Repito: no nos hace feliz el juicio político a un Presidente electo. Pero el fenómeno de corrupción es global e inédito. No es verdad que la Presidente no tenga nada que ver. Si incumplió la ley de ordenamiento financiero, no lo podemos juzgar nosotros a la distancia; lo harán los poderes constituidos y punto. Pero, aparte de ello, ¿quién puede exonerar de responsabilidad a una Presidente que lleva cinco años en el poder y que en todo el período anterior fue jefe de gabinete y ministro de Minas y Energía de Lula da Silva? ¿No se daba cuenta de nada de lo que ocurría a su alrededor, pensaba que los diputados del “mensalão” votaban por convicción y que los multimillonarios contribuyentes a sus dos campañas presidenciales lo hacían por fervor democrático o porque, súbitamente, se habían vuelto simpatizantes del PT? ¿No fue Presidente del Consejo de Administración de Petrobras de 2003 a 2010 y manejó la empresa a través de funcionarios de su íntima confianza? ¿No sabía nada, no se enteraba de nada? Es una persona técnicamente capaz como para imaginarla tan distraída y desaprensiva. Que hoy no medien evidencias de enriquecimiento personal no la exonera de la enorme responsabilidad moral que tiene en el escándalo. Moral y política. Además de jurídica.
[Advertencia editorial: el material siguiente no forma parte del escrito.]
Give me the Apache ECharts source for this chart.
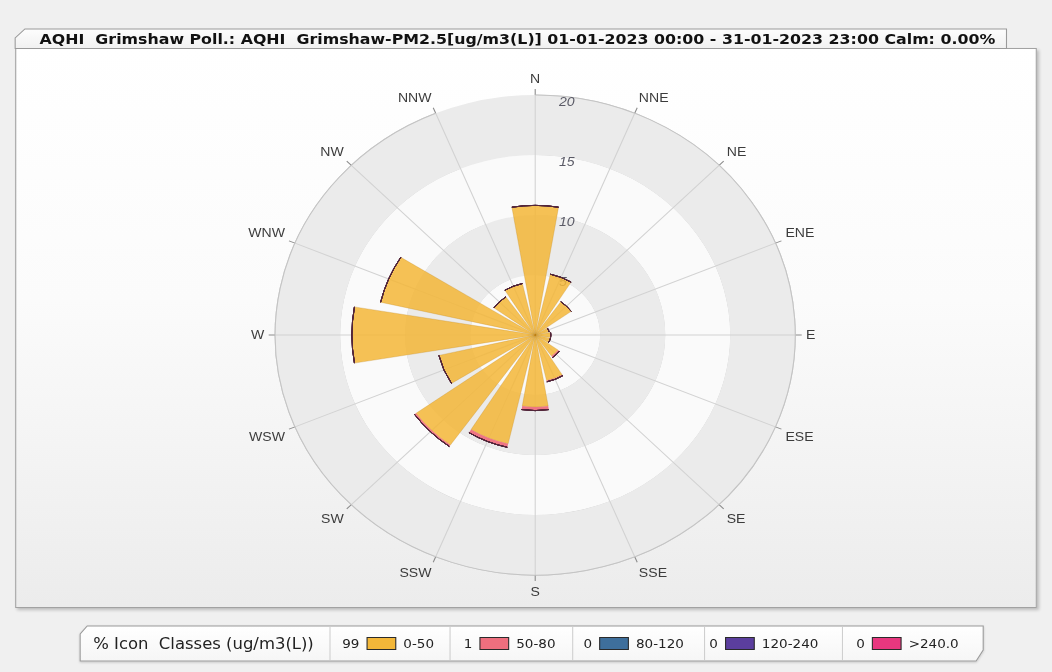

Por estas razones, es realmente insostenible ese reflejo de los grupos políticos populistas (o de la sedicente izquierda) que engolan la voz hablando de un “golpe de Estado parlamentario”. Ayer una empresa de construcción anunció que devolverá 280 millones de dólares de lo que facturó en sobreprecios ilícitos para sostener la corrupción de los gobernantes del PT. ¿No se sienten cómplices cuando salen a defender ese gobierno y ese partido? ¿No sienten vergüenza alguna? Es verdad que quienes defienden la dictadura de Nicolás Maduro han demostrado ya un rostro hormigonado como el de los viejos soviéticos. Pero aquí ni se discuten atropellos políticos: se trata de ladrones, de un partido que —como lo han demostrado los jueces— se había transformado en una asociación para delinquir y eternizarse en el poder.